Понятно, что через стены этой живой ограды мы не могли ораторствовать с массой. Приходилось прочищать себе место для дыхания, хватать за ворот и отбрасывать то одну, то другую фигуру, вылезавшую вперед чересчур ретиво. Таким лишь образом, то есть сильно удерживая за кафтан попавшего под руку горлана, можно было сколько-нибудь унять его, допросить, втолковать ему что-либо в уши и из его уст услышать какой-нибудь дополнительный комментарий к общим кратким и неизменным требованиям. В этой-то гимнастике я поймал весьма знакомого разносчика фруктов, парня-молодца лет 25, сильно горячившегося.
– Миша! Сумасшедший! Ты о чем горланишь?
– Помилуйте, А. П., совсем нельзя жить! Разорили проклятою холерой. Что день, то ворохи ягод повыкидаем; персиков, слив, разного фрукта погноили на большие тысячи! Что за порядки – никто не покупает, запрещено, говорят; не умирать же нам с голоду из-за холеры! Не надо ее, чтоб не было ее.
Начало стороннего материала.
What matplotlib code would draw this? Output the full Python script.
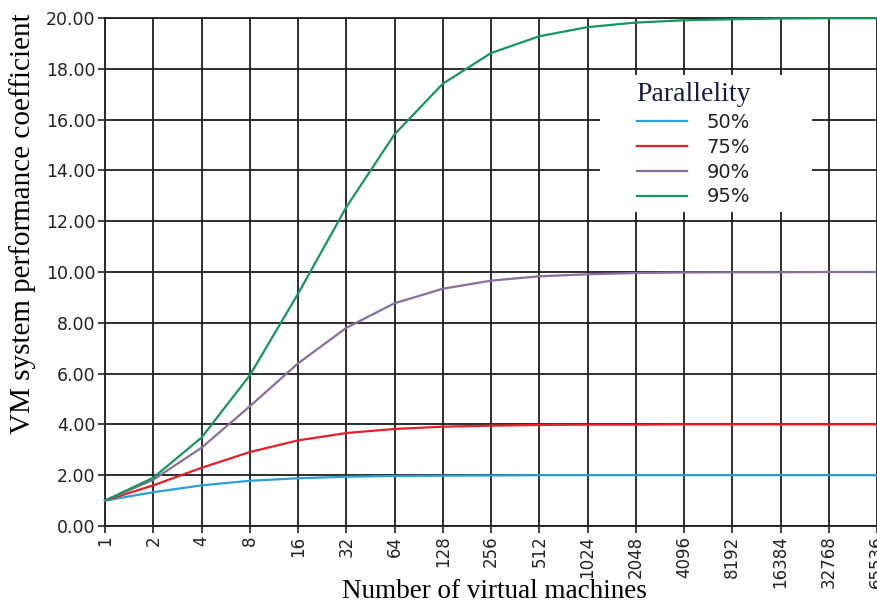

Харчевники и трактирщики кричали, что провизия пропадает: соленого и копченого не едят, заведения пусты. Извозчики жаловались, что полиция заморила лошадей, гоняя по улицам и развозя по больницам здоровых. Банщики голосили, что народ не парится, дрова пожигаются даром; другие объявляли, что всякое дело стало, что ни на рынках, ни в церкви нельзя и потолковать в кучке, разгоняют: «Холера, говорят, в толпе захватит. Забирают всех, грозят запереть в больницу, а без доброго выкупа не вывернешься! Не нужно нам холеры, не нужно!».